Monday, November 16, 2009

I Love You Beth Cooper (2009) *1/2

I Love You Beth Cooper takes the high school standard of "THE" girl that ruled the roost over the four years of education you go through and the infatuations that males had for her and wraps them up in a neat little bow that presents the class geek (Paul Rust) professing his love during graduation. An interesting premise, I must say and it could have worked if the script was written with any kind of sincerity, the direction was worth a damn, and had acting that was above the putrid level of two geeks at a bus stop doing Monty Python skits.

What invariably happens is that the geek and his best friend (Jack Carpenter) end up, through a series of circumstances, on the town with the geeks queen Beth Cooper (Hayden Panettiere) and her entourage. Of course there's the party that gets crashed and the pissed off boyfriend, but it's what happens during this final night of high school insanity that the geek realizes the Venus-like girl in his head is not the wild teenage girl crashing into his parents Volvo.

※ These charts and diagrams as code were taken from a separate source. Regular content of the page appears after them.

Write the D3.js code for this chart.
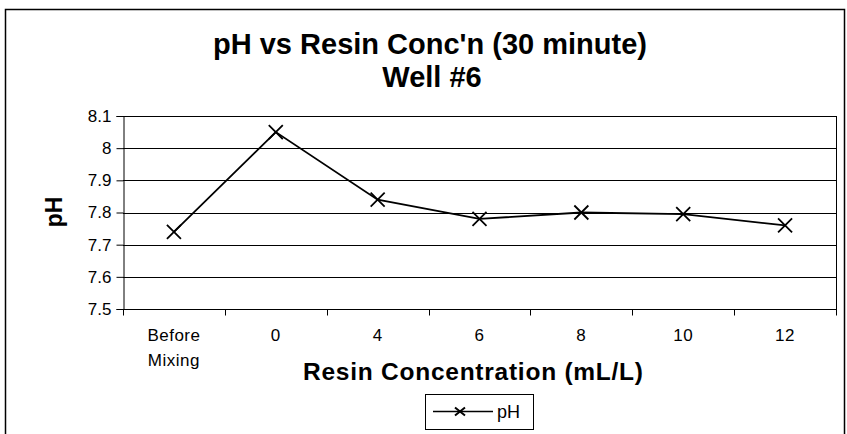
<!DOCTYPE html>
<html>
<head>
<meta charset="utf-8">
<script src="https://cdn.jsdelivr.net/npm/d3@7"></script>
<style>
  html, body { margin: 0; padding: 0; background: #fff; }
  svg { display: block; }
  text { font-family: "Liberation Sans", Arial, sans-serif; fill: #000; }
</style>
</head>
<body>
<svg id="chart" width="847" height="434"></svg>
<script>
// pH readings after 30 minutes, Well #6
const categories = ["Before Mixing", "0", "4", "6", "8", "10", "12"];
const phValues = [7.74, 8.05, 7.84, 7.78, 7.80, 7.795, 7.76];
const yTicks = [7.5, 7.6, 7.7, 7.8, 7.9, 8.0, 8.1];

const titleLines = ["pH vs Resin Conc'n (30 minute)", "Well #6"];
const xTitle = "Resin Concentration (mL/L)";
const yTitle = "pH";
const seriesName = "pH";

const svg = d3.select("#chart");
const plot = { left: 123, right: 836, top: 116, bottom: 309 };

// outer chart frame
svg.append("rect")
  .attr("x", 5.5).attr("y", 9.5)
  .attr("width", 839).attr("height", 440)
  .attr("fill", "none").attr("stroke", "#000").attr("stroke-width", 1.5);

const x = d3.scaleBand().domain(categories).range([plot.left, plot.right]).padding(0);
const y = d3.scaleLinear().domain([7.5, 8.1]).range([plot.bottom, plot.top]);

// horizontal gridlines
svg.append("g").selectAll("line").data(yTicks).join("line")
  .attr("x1", plot.left).attr("x2", plot.right)
  .attr("y1", d => Math.round(y(d)) + 0.5).attr("y2", d => Math.round(y(d)) + 0.5)
  .attr("stroke", "#000").attr("stroke-width", 1);

// plot area border (right side)
svg.append("line")
  .attr("x1", plot.right + 0.5).attr("x2", plot.right + 0.5)
  .attr("y1", plot.top).attr("y2", plot.bottom + 1)
  .attr("stroke", "#000").attr("stroke-width", 1);

// y axis
const yAxis = d3.axisLeft(y).tickValues(yTicks).tickSize(7).tickPadding(5)
  .tickFormat(d3.format(".1~f"));
const yg = svg.append("g").attr("transform", `translate(${plot.left + 0.5},0)`).call(yAxis);
yg.select(".domain").attr("stroke", "#000");
yg.selectAll(".tick line").attr("stroke", "#000");
yg.selectAll(".tick text").attr("font-size", 17).attr("font-family", "Liberation Sans, Arial, sans-serif");

// x axis: ticks at category boundaries
const xg = svg.append("g").attr("transform", `translate(0,${Math.round(plot.bottom) + 0.5})`);
xg.append("line").attr("x1", plot.left).attr("x2", plot.right + 1)
  .attr("stroke", "#000");
const boundaries = categories.map(c => x(c)).concat([x(categories[categories.length - 1]) + x.bandwidth()]);
xg.selectAll("line.tk").data(boundaries).join("line").attr("class", "tk")
  .attr("x1", d => Math.round(d) + 0.5).attr("x2", d => Math.round(d) + 0.5)
  .attr("y1", 0).attr("y2", 6).attr("stroke", "#000");
const xl = xg.selectAll("text.lbl").data(categories).join("text").attr("class", "lbl")
  .attr("x", d => x(d) + x.bandwidth() / 2)
  .attr("y", 31)
  .attr("text-anchor", "middle")
  .attr("font-size", 17)
  .attr("letter-spacing", 0.5);
xl.each(function(d) {
  const words = d.split(" ");
  const t = d3.select(this);
  words.forEach((w, i) => {
    t.append("tspan").attr("x", x(d) + x.bandwidth() / 2).attr("dy", i === 0 ? 0 : 25).text(w);
  });
});

// data line
const line = d3.line()
  .x((d, i) => x(categories[i]) + x.bandwidth() / 2)
  .y(d => y(d));
svg.append("path").datum(phValues)
  .attr("d", line).attr("fill", "none").attr("stroke", "#000").attr("stroke-width", 1.8);

// X markers
const m = 7;
const marks = svg.append("g").selectAll("g").data(phValues).join("g")
  .attr("transform", (d, i) => `translate(${x(categories[i]) + x.bandwidth() / 2},${y(d)})`);
marks.append("path").attr("d", `M${-m},${-m}L${m},${m}M${-m},${m}L${m},${-m}`)
  .attr("stroke", "#000").attr("stroke-width", 1.8).attr("fill", "none");

// titles
svg.append("text").attr("x", 430).attr("y", 54).attr("text-anchor", "middle")
  .attr("font-size", 29).attr("font-weight", "bold").text(titleLines[0]);
svg.append("text").attr("x", 432).attr("y", 87).attr("text-anchor", "middle")
  .attr("font-size", 29).attr("font-weight", "bold").text(titleLines[1]);

svg.append("text").attr("x", 473).attr("y", 380).attr("text-anchor", "middle")
  .attr("font-size", 24.5).attr("font-weight", "bold")
  .attr("textLength", 340).attr("lengthAdjust", "spacing").text(xTitle);

svg.append("text").attr("transform", "translate(62,212) rotate(-90)")
  .attr("text-anchor", "middle").attr("font-size", 23).attr("font-weight", "bold").text(yTitle);

// legend
const lg = svg.append("g");
lg.append("rect").attr("x", 425.5).attr("y", 394.5).attr("width", 108).attr("height", 35)
  .attr("fill", "#fff").attr("stroke", "#000").attr("stroke-width", 1);
lg.append("line").attr("x1", 433).attr("x2", 493).attr("y1", 411.5).attr("y2", 411.5)
  .attr("stroke", "#000").attr("stroke-width", 1.6);
lg.append("path").attr("d", `M${460 - 5},${411.5 - 4}L${460 + 5},${411.5 + 4}M${460 - 5},${411.5 + 4}L${460 + 5},${411.5 - 4}`)
  .attr("stroke", "#000").attr("stroke-width", 2);
lg.append("text").attr("x", 497).attr("y", 418).attr("font-size", 18).text(seriesName);
</script>
</body>
</html>
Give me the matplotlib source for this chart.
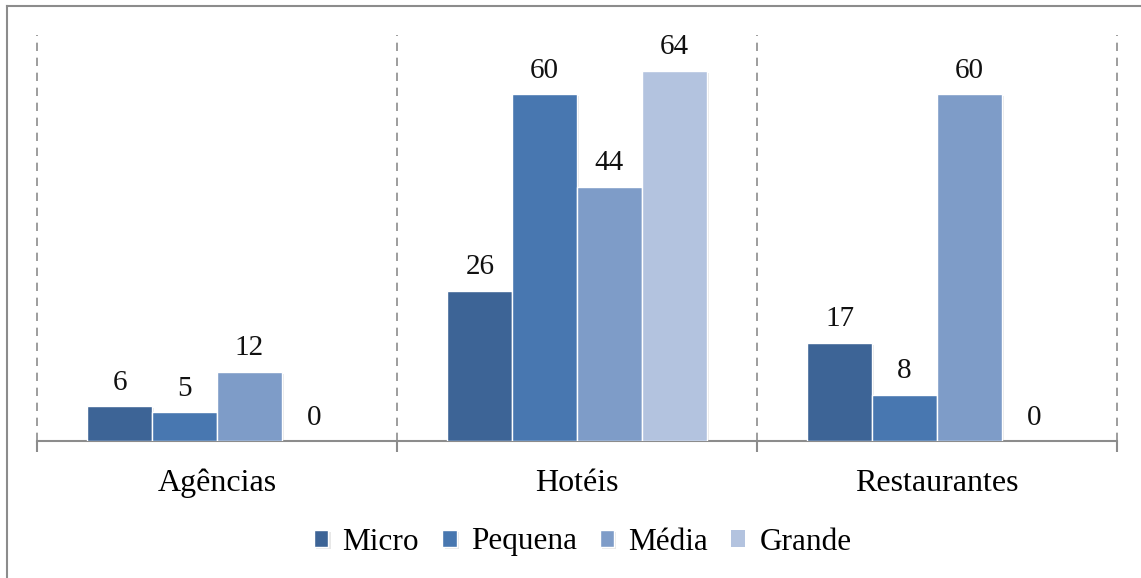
import matplotlib
matplotlib.use("Agg")
import matplotlib.pyplot as plt
import matplotlib.patheffects as pe
from matplotlib.lines import Line2D
import numpy as np

categories = ["Agências", "Hotéis", "Restaurantes"]
series = ["Micro", "Pequena", "Média", "Grande"]
micro = [6, 26, 17]
pequena = [5, 60, 8]
media = [12, 44, 60]
grande = [0, 64, 0]
values = [micro, pequena, media, grande]
colors = ["#3D6496", "#4877B0", "#7E9CC8", "#B3C3DF"]

plt.rcParams["font.family"] = ["Liberation Serif", "DejaVu Serif"]

W, H = 1141, 578
fig = plt.figure(figsize=(W / 100, H / 100), dpi=100)
ax = fig.add_axes([37 / W, 137 / H, (1117 - 37) / W, (441 - 35) / H])

grid_color = "#8C8C8C"
bar_w = 0.18
offsets = (np.arange(len(series)) - 1.5) * bar_w
x = np.arange(len(categories))

for i, (name, vals, col) in enumerate(zip(series, values, colors)):
    bars = ax.bar(x + offsets[i], vals, width=bar_w, color=col, label=name,
                  edgecolor="white", linewidth=1.0, zorder=3)
    for b, v in zip(bars, vals):
        if v == 0:
            b.set_linewidth(0)
            continue
        b.set_path_effects([pe.SimplePatchShadow(offset=(1.5, -1.5), alpha=0.18,
                                                 shadow_rgbFace="#808080"),
                            pe.Normal()])
    for xi, v in zip(x + offsets[i], vals):
        ax.annotate(f"{v}", (xi, v), xytext=(0, 7.5), textcoords="offset points",
                    ha="center", va="bottom", fontsize=21, color="#111111")

ax.set_xlim(-0.5, 2.5)
ax.set_ylim(0, 70.2)

# dashed separators between categories
for b in np.arange(-0.5, 3.0, 1.0):
    ax.axvline(b, color=grid_color, linestyle=(0, (5, 4)), linewidth=1.2, zorder=1,
               clip_on=False)

for s in ["top", "right", "left"]:
    ax.spines[s].set_visible(False)
ax.spines["bottom"].set_color(grid_color)
ax.spines["bottom"].set_linewidth(1.5)
ax.set_yticks([])
ax.set_xticks(x)
ax.set_xticklabels(categories, fontsize=23)
ax.tick_params(axis="x", which="major", length=0, pad=20)
ax.set_xticks(np.arange(-0.5, 3.0, 1.0), minor=True)
ax.tick_params(axis="x", which="minor", length=8, width=1.5, color=grid_color)

leg = fig.legend(loc="center", bbox_to_anchor=(583 / W, 1 - 542 / H), ncol=4,
                 frameon=False, fontsize=22.5, handlelength=0.45, handleheight=0.45,
                 handletextpad=0.45, columnspacing=0.75)

# chart frame
fig.add_artist(Line2D([7 / W, 7 / W], [1 - 6 / H, 0], transform=fig.transFigure,
                      color=grid_color, linewidth=1.5))
fig.add_artist(Line2D([7 / W, 1], [1 - 6 / H, 1 - 6 / H], transform=fig.transFigure,
                      color=grid_color, linewidth=1.5))

fig.savefig("out.png", dpi=100)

As a plot on paper the film sounds pretty good. It's an age old formula for decades, but it sounds like something different compared to most of the teen comedies out there. But then we get the script, which is an atrocious series of misadventures that zig zag without anywhere to land. There's the psycho, coked up, Army boyfriend (I though they gave drug tests) who is this Superman chasing our harem throughout the night, yet is defeated in a towel fight, never to be seen again. The acting is terrible due to the fact that it rests on Panettiere, who isn't the greatest actress in the first place. A poorly acted movie that's only saving grace is Alan Ruck as the geeks father. Yes, Cameron had a kid (see if you can get that reference).

I Love You Beth Cooper is essentially resume filler for the cast with Panettiere being able to say that she had a starring role in a film. This film was directed by Chris Columbus, who quit making the Harry Potter movies after the first two. Now we know why.